- In the repast prepared (Genesis 19:3), why matzot (usually associated with a korban)? Did Lot “sense” something – or were the matzot simply a delicacy – or something prepared hurriedly?
- In Genesis 19:5, the JPS translates “veneydah otam” as “we may be intimate with them”. Is this the only possible translation? Has any part of prior text implied/explicated homosexuality? Was it unusual to want “to know” who strangers are? (Vide the king of Jericho and the spies who came to his city in the early chapters of Joshua.)
- If the Sodomites were of a homosexual nature, how explain Lot’s “offer” in Genesis 19:8? In any event, does protective hospitality admit of no limit?
- In Genesis 19:12–14, the preliminary to destruction: are the Sodomites warned? Is there an opportunity for teshuvah?
- In Genesis 19:19–22 what etiology is set forth in this passage; and in Genesis 19:23 – 26?

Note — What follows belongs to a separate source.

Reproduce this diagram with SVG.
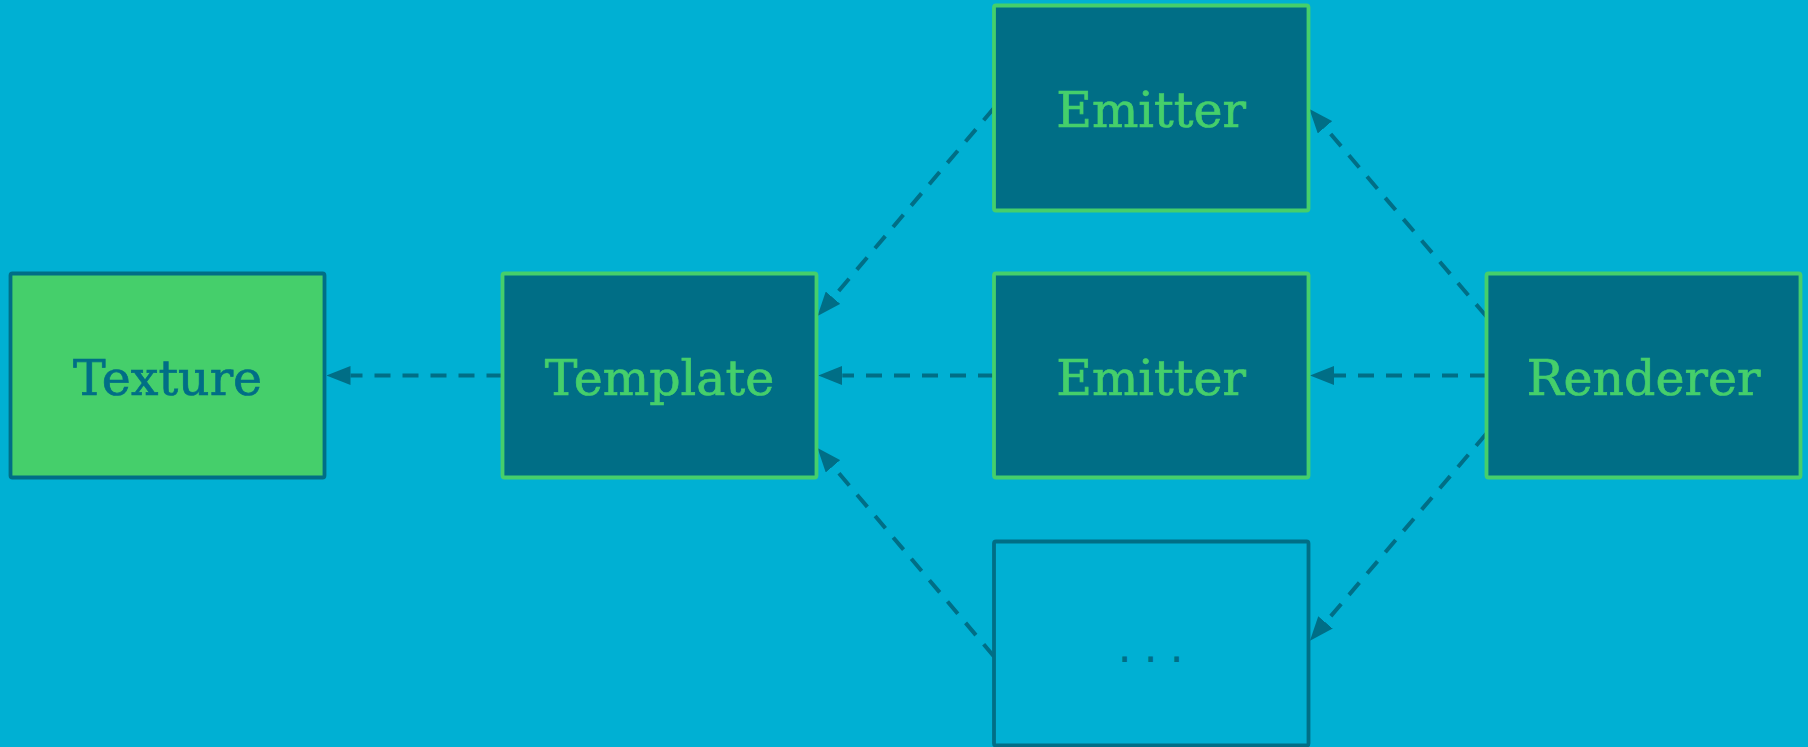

- If Genesis 19:26 is read poetically, is not total bitterness (i.e. a pillar of salt) the reaction of one who witnesses total destruction?
- In Genesis 19:29 what reason is given for Lot’s being saved – his own virtue or that of another?
- Are Lot’s daughters described as incestuous and/or sexually frustrated or simply desirous of perpetuating the human species, thinking that they are the last humans alive?
- What does this narrative imply as to subsequent Moabite and Ammonite women’s maternal instincts?